Die Lehrer sind schuld

Hirnforscher Gerhard Roth verteidigt lustvoll seine Pädagogen-Kritik auf dem neuen Streitforum von Wittheit und Unifreunden – gegen einen Schulleiter, der die bösen externen Umstände beklagt

„Lernen muss dem Gehirn als positive, lustvolle Tätigkeit erscheinen“

Es ging erfreulich ungewöhnlich zu im Plenarsaal der Bremischen Bürgerschaft: vollbesetzte Ränge, knappe Reden, knackige Thesen, gebanntes Lauschen, gesitteter, aber polemischer Austausch von Argumenten. Die Streitkultur stimmte am Montagabend bei der Premiere einer neuen, von Wittheit und Unifreunden ins Leben gerufenen Veranstaltungsreihe. Mit vier bis fünf „Pro-und-Kontra-Debatten“ im Jahr wolle man künftig Bremen „als City of Science spannungsreiche Akzente hinzufügen“, hatten die Organisatoren – gespreizt formuliert – angekündigt.

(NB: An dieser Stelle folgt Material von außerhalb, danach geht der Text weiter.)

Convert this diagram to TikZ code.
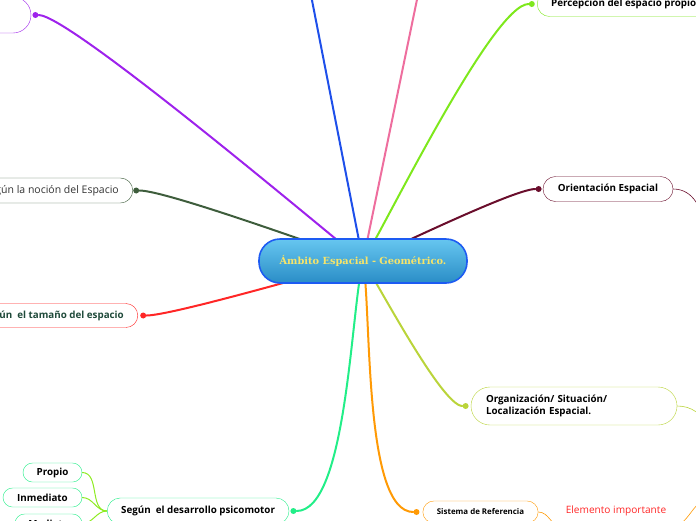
\documentclass[tikz,border=0pt]{standalone}
\usepackage{fontspec}
\setmainfont{Open Sans}
\newfontfamily\titolofont{DejaVu Serif}
\usetikzlibrary{positioning, backgrounds}
\definecolor{bordocentro}{HTML}{1D5BF2}
\definecolor{cielosu}{HTML}{66C6F0}
\definecolor{cielogiu}{HTML}{2A8DC6}
\definecolor{giallotit}{HTML}{F6E46A}
\definecolor{blucol}{HTML}{1E4FEA}
\definecolor{rosacol}{HTML}{EE6E9E}
\definecolor{limecol}{HTML}{7EE81C}
\definecolor{violacol}{HTML}{9E22EC}
\definecolor{scurocol}{HTML}{3E5D3C}
\definecolor{bordeaux}{HTML}{6A0E2C}
\definecolor{rossocol}{HTML}{FF2626}
\definecolor{mentacol}{HTML}{22EE88}
\definecolor{arancio}{HTML}{FF9A05}
\definecolor{olivacol}{HTML}{BAD43A}
\definecolor{verdino}{HTML}{8EEB22}
\definecolor{testoverde}{HTML}{1F4A3A}
\tikzset{
	% argomento centrale
	centro/.style={draw=bordocentro, line width=1.6pt, rounded corners=21pt, top color=cielosu, bottom color=cielogiu,
	               minimum width=208pt, minimum height=44pt, font=\titolofont\bfseries\fontsize{9.8}{11}\selectfont, text=giallotit},
	% argomento (pillola)
	tema/.style={draw, thin, fill=white, rounded corners=12.5pt, minimum height=25pt, inner xsep=14pt,
	             font=\bfseries\fontsize{9.8}{12.5}\selectfont},
	% sotto-argomento piccolo
	foglia/.style={tema, draw=mentacol, rounded corners=9.5pt, minimum height=19pt, inner xsep=0pt},
	% ramo principale
	ramo/.style={line width=2pt, line cap=round},
	% ramo secondario
	ramino/.style={line width=0.6pt},
	% pallino di attacco
	punto/.style={circle, fill, inner sep=0pt, minimum size=6pt},
}

\begin{document}
\begin{tikzpicture}[x=1pt, y=1pt]
    \useasboundingbox (0,0) rectangle (696,-520);
    \clip (0,0) rectangle (696,-520);

    \node[centro] (centro) at (363,-261) {\raisebox{-2.5pt}{Ámbito Espacial - Geométrico.}};

    % argomenti a destra
    \node[tema, draw=limecol, anchor=west] (percez) at (537,-4) {Percepción del espacio propio};
    \node[punto, limecol, left=2pt of percez] (pPercez) {};
    \node[tema, draw=bordeaux, minimum width=130pt] (orient) at (608,-189) {Orientación Espacial};
    \node[punto, bordeaux, left=1pt of orient] (pOrient) {};
    \node[tema, draw=olivacol, minimum width=206pt, minimum height=38pt, rounded corners=19pt, align=left,
          text width=176pt, inner xsep=15pt] (organiz) at (574,-406) {Organización/ Situación/\\Localización Espacial.};
    \node[punto, olivacol, left=2pt of organiz] (pOrganiz) {};
    \node[tema, draw=arancio, minimum width=113pt, minimum height=22pt, rounded corners=11pt,
          font=\bfseries\fontsize{7.9}{9}\selectfont] (sistema) at (480.5,-512) {Sistema de Referencia};
    \node[punto, arancio, left=3pt of sistema] (pSistema) {};
    \node[text=rossocol, font=\fontsize{10.1}{12}\selectfont, minimum height=32pt] (elemento) at (616,-511) {Elemento importante};

    % argomenti a sinistra
    \node[tema, draw=violacol, minimum width=120pt, minimum height=36pt, rounded corners=18pt] (tviola) at (-29,-15) {};
    \node[punto, violacol, right=1pt of tviola] (pViola) {};
    \node[tema, draw=scurocol, anchor=east, text=black!80, font=\fontsize{10.5}{12}\selectfont] (nocion) at (133,-190.5) {Según la noción del Espacio};
    \node[punto, scurocol, right=0pt of nocion] (pNocion) {};
    \node[tema, draw=rossocol, anchor=east, text=testoverde, minimum height=24pt, rounded corners=12pt] (tamano) at (138,-315.5) {Según~ el tamaño del espacio};
    \node[punto, rossocol, right=2pt of tamano] (pTamano) {};
    \node[tema, draw=mentacol, anchor=west, minimum height=26pt, rounded corners=13pt] (desarr) at (107,-511) {Según~ el desarrollo psicomotor};
    \node[punto, mentacol, right=1pt of desarr] (pDesarr) {};

    % foglie
    \node[foglia, minimum width=59pt] (propio) at (52.5,-472.5) {Propio};
    \node[foglia, minimum width=79pt] (inmed) at (42.5,-497.5) {Inmediato};
    \node[foglia, minimum width=67pt] (mediato) at (48.5,-523.5) {Mediato};

    % estremi fuori dal foglio
    \coordinate (fuoriBlu) at (309,15);
    \coordinate (fuoriRosa) at (420,15);
    \coordinate (fuoriOrient) at (706,-230);
    \coordinate (fuoriOrganiz) at (706,-428);
    \coordinate (fuoriElem) at (712,-498);

    \begin{scope}[on background layer]
      \clip (0,0) rectangle (696,-520);
      % rami principali
      \draw[ramo, blucol] (centro.center) -- (fuoriBlu);
      \draw[ramo, rosacol] (centro.center) -- (fuoriRosa);
      \draw[ramo, limecol] (centro.center) to[out=57, in=180, looseness=0.3] (pPercez);
      \draw[ramo, bordeaux] (centro.center) to[out=22, in=180, looseness=0.3] (pOrient);
      \draw[ramo, olivacol] (centro.center) to[out=-55, in=180, looseness=0.3] (pOrganiz);
      \draw[ramo, arancio] (centro.center) to[out=-80, in=180, looseness=0.5] (pSistema);
      \draw[ramo, mentacol] (centro.center) to[out=-104, in=0, looseness=0.5] (pDesarr);
      \draw[ramo, rossocol] (centro.center) to[out=194, in=0, looseness=0.3] (pTamano);
      \draw[ramo, scurocol] (centro.center) to[out=162, in=0, looseness=0.3] (pNocion);
      \draw[ramo, violacol] (centro.center) to[out=143, in=0, looseness=0.2] (pViola);
      % rami secondari
      \draw[ramino, bordeaux] (orient.east) to[out=0, in=100] (fuoriOrient);
      \draw[ramino, olivacol] (organiz.east) to[out=0, in=100] (fuoriOrganiz);
      \draw[ramino, arancio] (sistema.east) to[out=0, in=180] (elemento.south west);
      \draw[ramino, arancio] (elemento.south east) to[out=0, in=180] (fuoriElem);
      \draw[verdino, line width=1pt] (desarr.west) to[out=180, in=0] (propio.east);
      \draw[verdino, line width=1pt] (desarr.west) to[out=180, in=0] (inmed.east);
      \draw[verdino, line width=1pt] (desarr.west) to[out=180, in=0] (mediato.east);
    \end{scope}
  \end{tikzpicture}
\end{document}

Gerhard Roth, Hirnforscher und Rektor des Hanse-Wissenschaftskollegs, stritt bei der Premiere mit Jürgen Fiedler, dem Direktor des Ökumenischen Gymnasiums Bremen, darüber, ob Schule das Lernen vermiese. In aller Regel sei das so, hob Roth an und zählte Faktoren auf, die Schülern das Leben schwer machten. So müsse „Lernen dem Gehirn als positive, lustvolle Tätigkeit erscheinen“ – genau das sei aber meist nicht der Fall. Zensuren müssten „nachvollziehbar sein und subjektiv als gerecht empfunden werden“, „ruhige Konsolidierungsphasen“ wiederum seien unabdingbar, um Lernerfolge nicht zunichte zu machen. An was es aber vor allem mangele, sei die „Vertrauenswürdigkeit der Lehrer“. Kämen die ängstlich, arrogant oder unkommunikativ rüber, frage sich ein Schülergehirn: „Warum soll ich ausgerechnet dem glauben?“ Das „Abchecken“ der Lehrer durch Schüler laufe unbewusst und in Sekundenbruchteilen ab. Ob ein Lehrer vertrauenswürdig wirke, hänge von seinem Blick ebenso ab, wie von Gestik, Körperhaltung und Stimme.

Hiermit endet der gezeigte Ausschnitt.